Description of the task | Begin with the first line of the material and write out each line exactly, ending with the line that contains "label_colors = ['#1f7a45', '#c89a50']". Pictures are not part of the copy.

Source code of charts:
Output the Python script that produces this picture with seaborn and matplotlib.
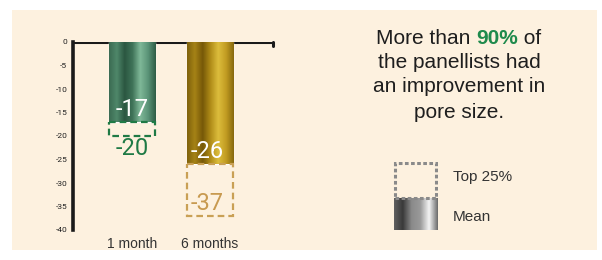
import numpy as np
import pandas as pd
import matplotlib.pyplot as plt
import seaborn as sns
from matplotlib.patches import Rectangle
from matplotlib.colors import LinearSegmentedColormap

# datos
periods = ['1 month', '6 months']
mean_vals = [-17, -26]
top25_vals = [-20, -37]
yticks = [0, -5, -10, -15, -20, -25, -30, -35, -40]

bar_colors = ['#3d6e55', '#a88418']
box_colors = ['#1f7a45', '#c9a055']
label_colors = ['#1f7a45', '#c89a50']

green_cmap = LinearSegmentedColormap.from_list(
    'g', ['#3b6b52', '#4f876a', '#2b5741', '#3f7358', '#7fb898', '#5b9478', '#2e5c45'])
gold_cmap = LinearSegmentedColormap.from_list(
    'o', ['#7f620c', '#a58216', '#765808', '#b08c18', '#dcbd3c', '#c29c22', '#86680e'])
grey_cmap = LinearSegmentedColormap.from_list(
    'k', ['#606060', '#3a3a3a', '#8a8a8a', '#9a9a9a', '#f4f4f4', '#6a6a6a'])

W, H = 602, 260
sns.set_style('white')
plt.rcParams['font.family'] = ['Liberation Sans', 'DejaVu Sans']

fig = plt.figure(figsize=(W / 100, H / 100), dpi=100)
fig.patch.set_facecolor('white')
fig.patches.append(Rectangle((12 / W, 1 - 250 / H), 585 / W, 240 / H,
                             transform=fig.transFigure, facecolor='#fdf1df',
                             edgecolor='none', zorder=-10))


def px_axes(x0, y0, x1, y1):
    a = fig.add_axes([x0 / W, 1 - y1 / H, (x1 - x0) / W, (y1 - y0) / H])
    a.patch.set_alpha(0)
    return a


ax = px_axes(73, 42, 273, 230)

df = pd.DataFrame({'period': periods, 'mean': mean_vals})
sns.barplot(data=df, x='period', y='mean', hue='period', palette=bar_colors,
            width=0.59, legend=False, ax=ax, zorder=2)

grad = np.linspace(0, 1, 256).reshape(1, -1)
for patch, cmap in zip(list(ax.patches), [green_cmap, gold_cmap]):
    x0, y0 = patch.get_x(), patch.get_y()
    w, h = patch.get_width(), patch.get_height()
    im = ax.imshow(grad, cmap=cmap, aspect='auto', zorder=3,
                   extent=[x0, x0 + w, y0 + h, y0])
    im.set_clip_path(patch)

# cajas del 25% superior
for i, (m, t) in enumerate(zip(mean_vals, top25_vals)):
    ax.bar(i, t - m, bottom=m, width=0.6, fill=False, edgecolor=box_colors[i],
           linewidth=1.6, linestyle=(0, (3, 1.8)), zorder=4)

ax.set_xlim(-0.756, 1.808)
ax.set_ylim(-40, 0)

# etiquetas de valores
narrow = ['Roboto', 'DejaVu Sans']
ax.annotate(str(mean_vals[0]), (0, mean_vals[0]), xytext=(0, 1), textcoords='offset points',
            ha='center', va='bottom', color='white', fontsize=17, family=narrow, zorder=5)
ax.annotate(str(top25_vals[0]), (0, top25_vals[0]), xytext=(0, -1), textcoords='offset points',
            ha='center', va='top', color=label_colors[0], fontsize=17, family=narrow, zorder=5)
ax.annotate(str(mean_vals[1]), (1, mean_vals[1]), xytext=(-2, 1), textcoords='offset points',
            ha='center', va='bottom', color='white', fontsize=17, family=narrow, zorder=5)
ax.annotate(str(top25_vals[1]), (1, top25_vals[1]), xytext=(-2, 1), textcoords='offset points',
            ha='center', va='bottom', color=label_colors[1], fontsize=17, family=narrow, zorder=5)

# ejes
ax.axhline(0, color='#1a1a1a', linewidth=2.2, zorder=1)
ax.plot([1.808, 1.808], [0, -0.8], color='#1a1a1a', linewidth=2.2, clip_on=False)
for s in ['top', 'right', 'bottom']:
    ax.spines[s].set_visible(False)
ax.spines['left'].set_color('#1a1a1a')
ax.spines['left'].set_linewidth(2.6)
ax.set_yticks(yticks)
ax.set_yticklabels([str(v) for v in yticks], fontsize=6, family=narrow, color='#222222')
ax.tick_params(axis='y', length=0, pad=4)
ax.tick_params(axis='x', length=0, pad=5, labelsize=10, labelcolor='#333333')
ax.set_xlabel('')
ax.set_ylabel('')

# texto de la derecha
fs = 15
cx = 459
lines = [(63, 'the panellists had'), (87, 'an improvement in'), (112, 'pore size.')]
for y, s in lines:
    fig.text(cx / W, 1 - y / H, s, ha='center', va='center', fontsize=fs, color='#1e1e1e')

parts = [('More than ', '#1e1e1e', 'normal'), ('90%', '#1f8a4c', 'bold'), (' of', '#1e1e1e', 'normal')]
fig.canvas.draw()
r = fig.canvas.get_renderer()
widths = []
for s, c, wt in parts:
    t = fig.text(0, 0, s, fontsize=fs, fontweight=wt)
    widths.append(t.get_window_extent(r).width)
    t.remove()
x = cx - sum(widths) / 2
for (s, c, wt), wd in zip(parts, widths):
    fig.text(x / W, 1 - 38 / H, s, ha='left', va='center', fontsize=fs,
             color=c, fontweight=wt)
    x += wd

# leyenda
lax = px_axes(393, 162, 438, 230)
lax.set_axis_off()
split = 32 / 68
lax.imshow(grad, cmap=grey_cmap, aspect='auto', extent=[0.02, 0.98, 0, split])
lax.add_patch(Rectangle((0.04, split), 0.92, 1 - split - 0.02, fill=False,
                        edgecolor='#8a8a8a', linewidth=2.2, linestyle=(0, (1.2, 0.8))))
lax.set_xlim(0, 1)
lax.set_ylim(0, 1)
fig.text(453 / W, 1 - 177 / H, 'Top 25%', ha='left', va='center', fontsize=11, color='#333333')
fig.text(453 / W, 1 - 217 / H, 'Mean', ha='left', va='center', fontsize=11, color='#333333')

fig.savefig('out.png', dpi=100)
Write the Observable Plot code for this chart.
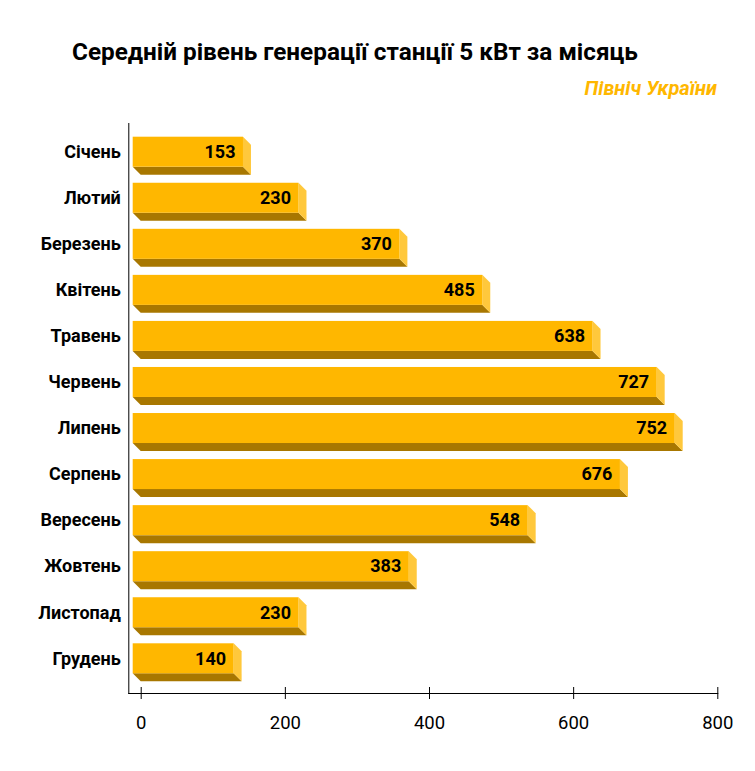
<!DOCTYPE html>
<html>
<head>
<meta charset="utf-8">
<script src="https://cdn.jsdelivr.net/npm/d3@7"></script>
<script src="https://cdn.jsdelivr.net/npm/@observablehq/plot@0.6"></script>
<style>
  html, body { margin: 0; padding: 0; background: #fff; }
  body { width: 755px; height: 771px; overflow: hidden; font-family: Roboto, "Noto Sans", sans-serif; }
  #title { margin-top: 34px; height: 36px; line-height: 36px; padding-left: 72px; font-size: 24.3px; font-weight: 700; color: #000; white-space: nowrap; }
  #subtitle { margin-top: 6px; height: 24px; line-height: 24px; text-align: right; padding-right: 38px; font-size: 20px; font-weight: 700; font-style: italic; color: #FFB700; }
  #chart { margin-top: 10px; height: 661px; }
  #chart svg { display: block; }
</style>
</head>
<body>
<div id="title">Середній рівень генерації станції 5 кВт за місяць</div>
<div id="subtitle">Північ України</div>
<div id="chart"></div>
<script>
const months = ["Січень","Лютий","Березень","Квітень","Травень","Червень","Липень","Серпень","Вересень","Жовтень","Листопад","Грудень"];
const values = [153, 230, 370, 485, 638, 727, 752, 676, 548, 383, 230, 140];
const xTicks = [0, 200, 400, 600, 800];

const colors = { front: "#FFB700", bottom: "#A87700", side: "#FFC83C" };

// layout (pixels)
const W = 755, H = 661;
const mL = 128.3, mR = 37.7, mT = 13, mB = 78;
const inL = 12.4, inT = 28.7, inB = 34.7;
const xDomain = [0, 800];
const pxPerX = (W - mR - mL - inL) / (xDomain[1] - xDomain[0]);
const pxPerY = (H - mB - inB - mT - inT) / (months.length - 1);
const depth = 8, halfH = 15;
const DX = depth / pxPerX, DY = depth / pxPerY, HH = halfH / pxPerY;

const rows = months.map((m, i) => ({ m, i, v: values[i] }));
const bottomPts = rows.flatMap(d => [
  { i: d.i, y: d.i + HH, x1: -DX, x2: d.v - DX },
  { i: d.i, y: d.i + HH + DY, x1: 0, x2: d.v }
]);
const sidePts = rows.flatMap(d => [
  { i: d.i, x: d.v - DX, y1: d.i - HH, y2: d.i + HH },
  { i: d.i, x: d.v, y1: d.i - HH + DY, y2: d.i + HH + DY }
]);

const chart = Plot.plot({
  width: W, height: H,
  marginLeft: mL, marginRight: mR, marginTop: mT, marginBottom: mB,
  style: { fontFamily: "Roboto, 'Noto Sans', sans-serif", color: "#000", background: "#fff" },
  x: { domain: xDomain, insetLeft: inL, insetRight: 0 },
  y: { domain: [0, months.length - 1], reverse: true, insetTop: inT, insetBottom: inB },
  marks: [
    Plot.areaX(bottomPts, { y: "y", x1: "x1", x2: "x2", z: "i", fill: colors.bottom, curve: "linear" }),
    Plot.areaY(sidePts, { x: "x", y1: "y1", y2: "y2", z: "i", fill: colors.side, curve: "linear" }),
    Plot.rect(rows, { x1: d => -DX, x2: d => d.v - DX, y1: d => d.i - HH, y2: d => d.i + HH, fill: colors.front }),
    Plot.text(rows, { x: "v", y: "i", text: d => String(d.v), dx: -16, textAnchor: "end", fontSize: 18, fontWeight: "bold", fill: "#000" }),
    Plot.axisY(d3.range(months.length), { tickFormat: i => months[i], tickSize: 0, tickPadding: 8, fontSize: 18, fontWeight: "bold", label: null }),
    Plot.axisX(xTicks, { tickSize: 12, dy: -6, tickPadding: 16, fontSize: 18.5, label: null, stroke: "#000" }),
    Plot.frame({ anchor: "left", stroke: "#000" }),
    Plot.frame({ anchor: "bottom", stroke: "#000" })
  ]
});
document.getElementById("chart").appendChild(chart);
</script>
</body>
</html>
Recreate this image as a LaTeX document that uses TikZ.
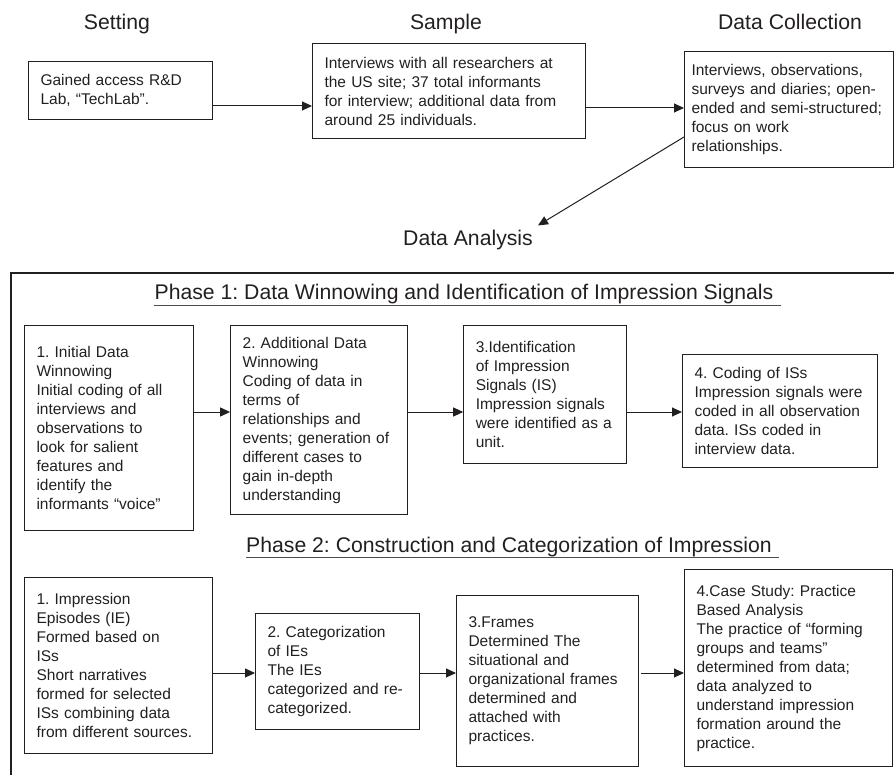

Correct output |
Output the Python script that produces this picture with seaborn and matplotlib.
import numpy as np
import pandas as pd
import matplotlib.pyplot as plt
import seaborn as sns
from matplotlib.patches import Rectangle
from matplotlib.colors import LinearSegmentedColormap

# datos
periods = ['1 month', '6 months']
mean_vals = [-17, -26]
top25_vals = [-20, -37]
yticks = [0, -5, -10, -15, -20, -25, -30, -35, -40]

bar_colors = ['#3d6e55', '#a88418']
box_colors = ['#1f7a45', '#c9a055']
label_colors = ['#1f7a45', '#c89a50']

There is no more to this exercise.